No entanto, em face da conclusão a que chegámos relativamente à procedência da ação, torna-se desnecessário apreciar esta argumentação, visto que se tornou inútil, para a decisão, a sua ponderação.

14. Por tudo o exposto, ponderando que o requerimento foi apresentado pelo Autor ao “FGS” no prazo de um ano legalmente previsto no “NRFGS”, considerada a causa de suspensão previstas no nº 9 do art. 2º do mesmo (desde a instauração do processo de insolvência do empregador até 30 dias após o trânsito da respetiva sentença declaratória), é de negar provimento ao presente recurso de revista interposto pelo “FGS”, julgando-se a ação procedente, como julgado no Ac.TCAN recorrido, ainda que com a diferente fundamentação acima exposta.


*

IV - DECISÃO

Pelo exposto, acordam em conferência os juízes da Secção de Contencioso Administrativo deste Supremo Tribunal, de harmonia com os poderes conferidos pelo art. 202º da Constituição da República Portuguesa, em:

Negar provimento ao presente recurso de revista interposto pelo Recorrente/Réu “Fundo de Garantia Social”, mantendo-se, assim, o julgamento de procedência da ação formulado pelo Acórdão do TCAN recorrido, ainda que com diferente fundamentação.
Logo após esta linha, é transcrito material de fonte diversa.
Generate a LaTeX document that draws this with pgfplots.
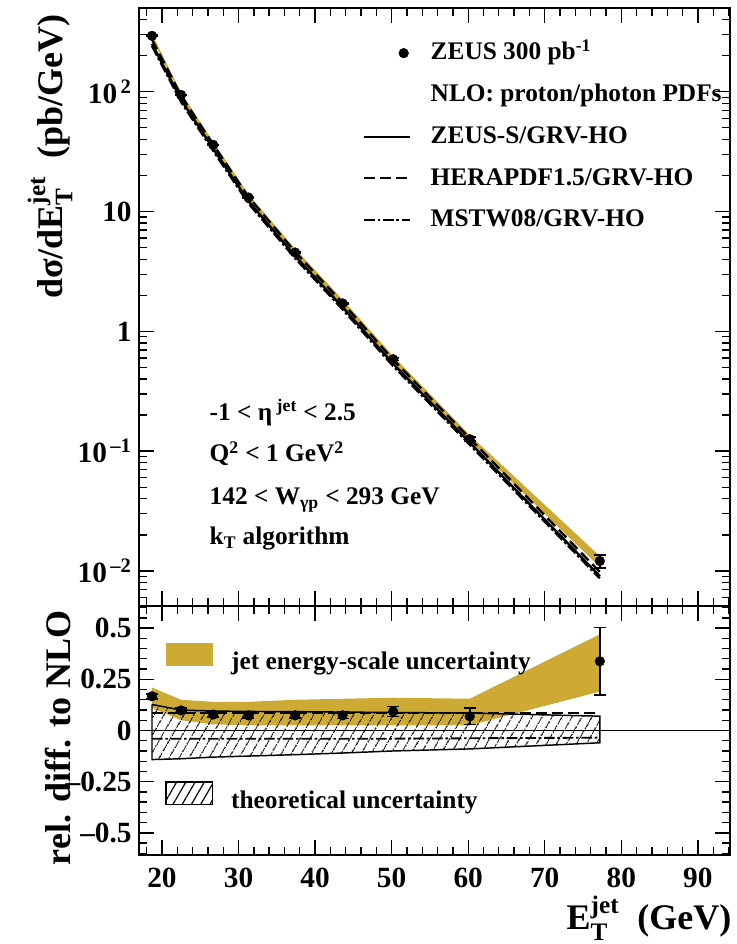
\documentclass[border=0pt]{standalone}
\usepackage{pgfplots}
\pgfplotsset{compat=1.18}
\usepackage{pgfplotstable}
\usepackage{amsmath}
\usepackage{fontspec}
\setmainfont{Liberation Serif}
\usetikzlibrary{patterns.meta}
\definecolor{jes}{RGB}{204,170,51}

% Cross sections (pb/GeV) per E_T^jet bin
\pgfplotstableread{
x     data    stat     nlo      hera     mstw
18.7  293     3.0      251      272.3    241
22.5  94      1.0      85.6     92.9     82.2
26.7  36      0.4      33.4     36.2     32.1
31.3  13.1    0.15     12.2     13.24    11.71
37.4  4.55    0.06     4.24     4.60     4.07
43.6  1.71    0.025    1.59     1.725    1.526
50.2  0.585   0.015    0.535    0.580    0.514
60.2  0.126   0.005    0.118    0.128    0.1133
77.2  0.0121  0.0015   0.00904  0.00981  0.00868
}\xsec

% Relative difference to the ZEUS-S NLO prediction
\pgfplotstableread{
x     rel     err     hera    mstw
18.7  0.167   0.012   0.085   -0.04
22.5  0.098   0.012   0.085   -0.04
26.7  0.078   0.012   0.085   -0.04
31.3  0.074   0.012   0.085   -0.04
37.4  0.074   0.012   0.085   -0.04
43.6  0.074   0.015   0.085   -0.04
50.2  0.093   0.025   0.085   -0.04
60.2  0.069   0.04    0.085   -0.038
77.2  0.338   0.165   0.085   -0.035
}\ratio

\tikzset{txt/.style={font=\fontsize{19}{23}\selectfont\bfseries}}

\pgfplotsset{
  zeus/.style={
    scale only axis, width=443.25pt,
    xmin=17, xmax=94.2,
    xtick={20,30,40,50,60,70,80,90},
    minor xtick={18,22,24,26,28,32,34,36,38,42,44,46,48,52,54,56,58,62,64,66,68,72,74,76,78,82,84,86,88,92,94},
    major tick length=11pt, minor tick length=6pt,
    tick style={black, line width=1pt},
    axis line style={line width=1.1pt},
    tick label style={font=\fontsize{22}{26}\selectfont\bfseries},
    yticklabel style={xshift=-2pt},
    legend cell align=left,
  },
  lineleg/.style={legend image code/.code={\draw[##1] (0pt,0pt) -- (34pt,0pt);}},
  heraline/.style={dash pattern=on 8pt off 4pt},
  mstwline/.style={dash pattern=on 8pt off 2pt on 2pt off 2pt},
  zeuspts/.style={black, only marks, mark=*, mark size=3.6pt, forget plot,
    error bars/.cd, y dir=both, y explicit, error mark=-,
    error bar style={line width=1.2pt},
    error mark options={rotate=90, mark size=4.5pt, line width=1.2pt}},
}

\begin{document}
\begin{tikzpicture}

% ---------- upper panel: cross section ----------
\begin{axis}[zeus,
  at={(104.25pt,253.5pt)}, anchor=south west, height=448.5pt,
  ymode=log, ymin=0.0051, ymax=500,
  xticklabels={},
  ytick={0.01,0.1,1,10,100},
  yticklabels={10\textsuperscript{\,--2},10\textsuperscript{\,--1},1,10,10\textsuperscript{\,2}},
  minor ytick={0.006,0.007,0.008,0.009,0.02,0.03,0.04,0.05,0.06,0.07,0.08,0.09,
    0.2,0.3,0.4,0.5,0.6,0.7,0.8,0.9,2,3,4,5,6,7,8,9,20,30,40,50,60,70,80,90,200,300,400},
  legend style={draw=none, fill=none, at={(0.379,0.945)}, anchor=north west,
    inner sep=0pt, row sep=13.3pt, txt,
    nodes={text height=14pt, text depth=4pt, inner sep=0pt},
    /tikz/every odd column/.append style={column sep=15pt}},
]
% jet energy-scale band around the data
\addplot[fill=jes, draw=none, forget plot] coordinates {
  (18.7,303.7) (22.5,98.4) (26.7,38.1) (31.3,13.9) (37.4,4.88) (43.6,1.84)
  (50.2,0.621) (60.2,0.1363) (77.2,0.01329)
  (77.2,0.01076) (60.2,0.121) (50.2,0.548) (43.6,1.63) (37.4,4.35)
  (31.3,12.5) (26.7,34.4) (22.5,89.9) (18.7,278.6)};
\addplot[black, line width=1.8pt, forget plot] table[x=x, y=nlo] {\xsec};
\addplot[black, line width=1.8pt, heraline, forget plot] table[x=x, y=hera] {\xsec};
\addplot[black, line width=1.8pt, mstwline, forget plot] table[x=x, y=mstw] {\xsec};
\addplot[zeuspts] table[x=x, y=data, y error=stat] {\xsec};

\addlegendimage{black, only marks, mark=*, mark size=3.6pt,
  legend image post style={xshift=21pt}}
\addlegendentry{ZEUS 300 pb$^{\text{-1}}$}
\addlegendimage{empty legend}
\addlegendentry{NLO: proton/photon PDFs}
\addlegendimage{black, line width=1.6pt, lineleg}
\addlegendentry{ZEUS-S/GRV-HO}
\addlegendimage{black, line width=1.6pt, heraline, lineleg}
\addlegendentry{HERAPDF1.5/GRV-HO}
\addlegendimage{black, line width=1.6pt, mstwline, lineleg}
\addlegendentry{MSTW08/GRV-HO}

\node[txt, anchor=base west] at (rel axis cs:0.1117,0.311) {-1 < η$^{\text{ jet}}$ < 2.5};
\node[txt, anchor=base west] at (rel axis cs:0.1117,0.2408) {Q$^{\text{2}}$ < 1 GeV$^{\text{2}}$};
\node[txt, anchor=base west] at (rel axis cs:0.1117,0.1689) {142 < W$_{\text{γp}}$ < 293 GeV};
\node[txt, anchor=base west] at (rel axis cs:0.1117,0.102) {k$_{\text{T}}$ algorithm};
\end{axis}

% ---------- lower panel: relative difference ----------
\begin{axis}[zeus,
  at={(104.25pt,66.75pt)}, anchor=south west, height=186.75pt,
  ymin=-0.608, ymax=0.608,
  xticklabels={20,30,40,50,60,70,80,90},
  xticklabel style={yshift=-6pt},
  ytick={-0.5,-0.25,0,0.25,0.5},
  yticklabels={--0.5,--0.25,0,0.25,0.5},
  minor ytick={-0.6,-0.55,-0.45,-0.4,-0.35,-0.3,-0.2,-0.15,-0.1,-0.05,0.05,0.1,0.15,0.2,0.3,0.35,0.4,0.45,0.55,0.6},
  legend style={draw=none, fill=none, at={(0.044,0.852)}, anchor=north west,
    inner sep=0pt, row sep=79.5pt, txt,
    nodes={text height=14pt, text depth=4pt, inner sep=0pt},
    /tikz/every odd column/.append style={column sep=13.5pt}},
]
\addplot[fill=jes, draw=none,
  legend image code/.code={\fill[jes] (0pt,-2pt) rectangle (35pt,15pt);}]
  coordinates {
  (18.7,0.21) (22.5,0.15) (26.7,0.14) (31.3,0.14) (37.4,0.15) (43.6,0.155)
  (50.2,0.16) (60.2,0.155) (77.2,0.47)
  (77.2,0.19) (60.2,0.025) (50.2,0.025) (43.6,0.025) (37.4,0.025)
  (31.3,0.025) (26.7,0.03) (22.5,0.05) (18.7,0.11)};
\addlegendentry{jet energy-scale uncertainty}
\addplot[black, line width=0.8pt, forget plot] coordinates {(17,0) (94.2,0)};
\addplot[draw=black, line width=1.1pt,
  pattern={Lines[angle=60, distance=6.5pt, line width=0.9pt]},
  legend image code/.code={\draw[black, line width=1.3pt,
    pattern={Lines[angle=60, distance=6pt, line width=0.9pt]}] (0pt,-2pt) rectangle (35pt,15pt);}]
  coordinates {
  (18.7,0.127) (22.5,0.10) (26.7,0.095) (31.3,0.093) (37.4,0.092) (43.6,0.09)
  (50.2,0.088) (60.2,0.085) (77.2,0.07)
  (77.2,-0.06) (60.2,-0.09) (50.2,-0.10) (43.6,-0.11) (37.4,-0.118)
  (31.3,-0.125) (26.7,-0.13) (22.5,-0.138) (18.7,-0.142) (18.7,0.127)};
\addlegendentry{theoretical uncertainty}
\addplot[black, line width=1.4pt, heraline, forget plot] table[x=x, y=hera] {\ratio};
\addplot[black, line width=1.4pt, mstwline, forget plot] table[x=x, y=mstw] {\ratio};
\addplot[zeuspts] table[x=x, y=rel, y error=err] {\ratio};
\end{axis}

% axis titles
\node[rotate=90, anchor=base east, font=\fontsize{27}{32}\selectfont\bfseries]
  at (46.5pt,700.5pt) {dσ/dE$^{\text{jet}}_{\text{T}}$\ \ (pb/GeV)};
\node[rotate=90, anchor=base east, font=\fontsize{27}{32}\selectfont\bfseries]
  at (52.5pt,253.5pt) {rel. diff. to NLO};
\node[anchor=base east, font=\fontsize{27}{32}\selectfont\bfseries]
  at (552pt,10.5pt) {E$^{\text{jet}}_{\text{T}}$\ \ (GeV)};

\pgfresetboundingbox
\path (0pt,0pt) rectangle (552pt,708pt);
\end{tikzpicture}
\end{document}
Custas a cargo do Recorrente “FGS”.

D.N.

Lisboa, 3 de novembro de 2022 – Adriano Fraxenet de Chuquere Gonçalves da Cunha (relator) – José Augusto Araújo Veloso – Maria do Céu Dias Rosa das Neves (Voto o Acórdão, revendo posição anteriormente defendida, designadamente no Acórdão de que fui adjunta proferido em 31/10/2019, no âmbito do processo nº 0776/17.6BEPRT).